In a benefit enforcement proceeding, judges may also look to a benefit report, or series of annual benefit reports, to determine if the benefit corporation has met its statutory requirement to meet its general, and any named specific, public benefit purpose.
The benefit report must be sent to shareholders within 120 days of the end of the fiscal year, or at the same time the benefit corporation delivers any other annual report to shareholders. In the model legislation, the report must be filed concurrently with the appropriate department of the state of incorporation of the benefit corporation. The report must be posted on the benefit corporation’s website, or if one does not exist, provided upon request free of charge to any person that requests a copy.
What should be reported in a benefit report?
According to the model legislation, the annual benefit report must include all of the following:
(1) A narrative description of:
(i) The ways in which the benefit corporation pursued general public benefit during the year and the extent to which general public benefit was created.
(ii) The ways in which the benefit corporation pursued a specific public benefit that the articles state it is the purpose of the benefit corporation to create.
(iii) Any circumstances that have hindered the creation by the benefit corporation of general public benefit or specific public benefit.

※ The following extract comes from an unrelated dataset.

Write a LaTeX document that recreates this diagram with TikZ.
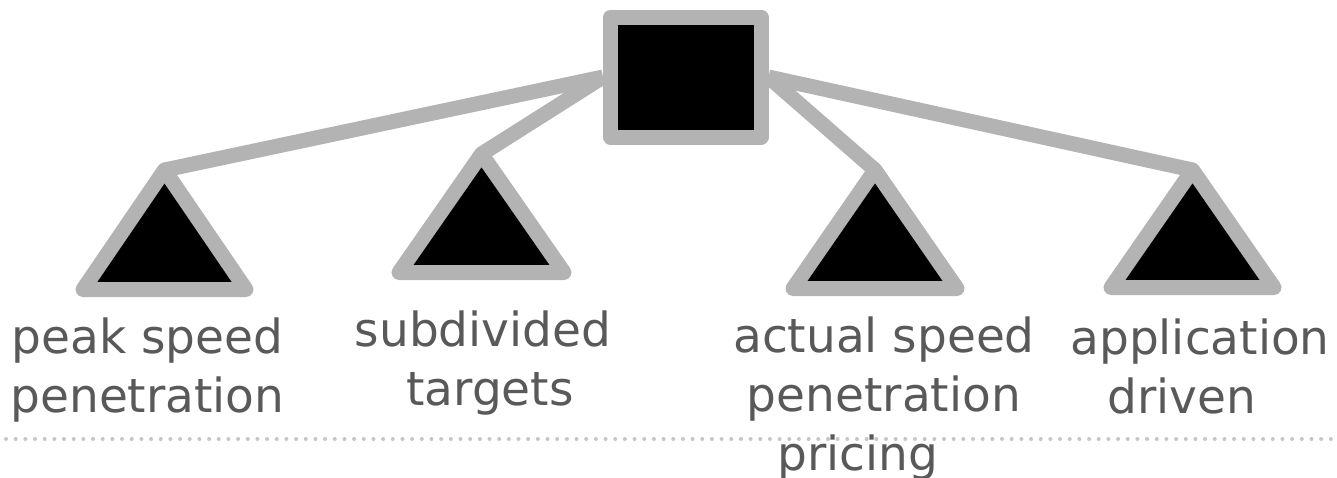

(iv) The process and rationale for selecting or changing the third-party standard used to prepare the benefit report. If applicable, a statement of any connection between the organization that established the third-party standard, or its directors, officers or material owners, and the benefit corporation or its directors, officers or material shareholders, including any financial or governance relationship which might materially affect the credibility of the use of the third-party standard.
(2) An assessment of the overall social and environmental performance of the benefit corporation against a third-party standard:
(i) Applied consistently with any application of that standard in prior benefit reports; or
(ii) Accompanied by an explanation of the reasons for any inconsistent application.
(3) The name of the benefit director and the benefit officer, if any, and the address to which correspondence to each of them may be directed.
(i) The compensation paid by the benefit corporation during the year to each director in the capacity of a director.
(ii) A statement from the benefit director as to whether the benefit corporation acted in accordance with its general, and any named specific, public benefit purpose, and whether directors complied with their duty to consider the impact of decisions on stakeholders, and if in the opinion of the benefit director they did not, a description of the ways in which they did not comply.
(4) The name of each person that owns 5% or more of the outstanding shares of the benefit corporation either beneficially, to the extent known to the benefit corporation without independent investigation or of record.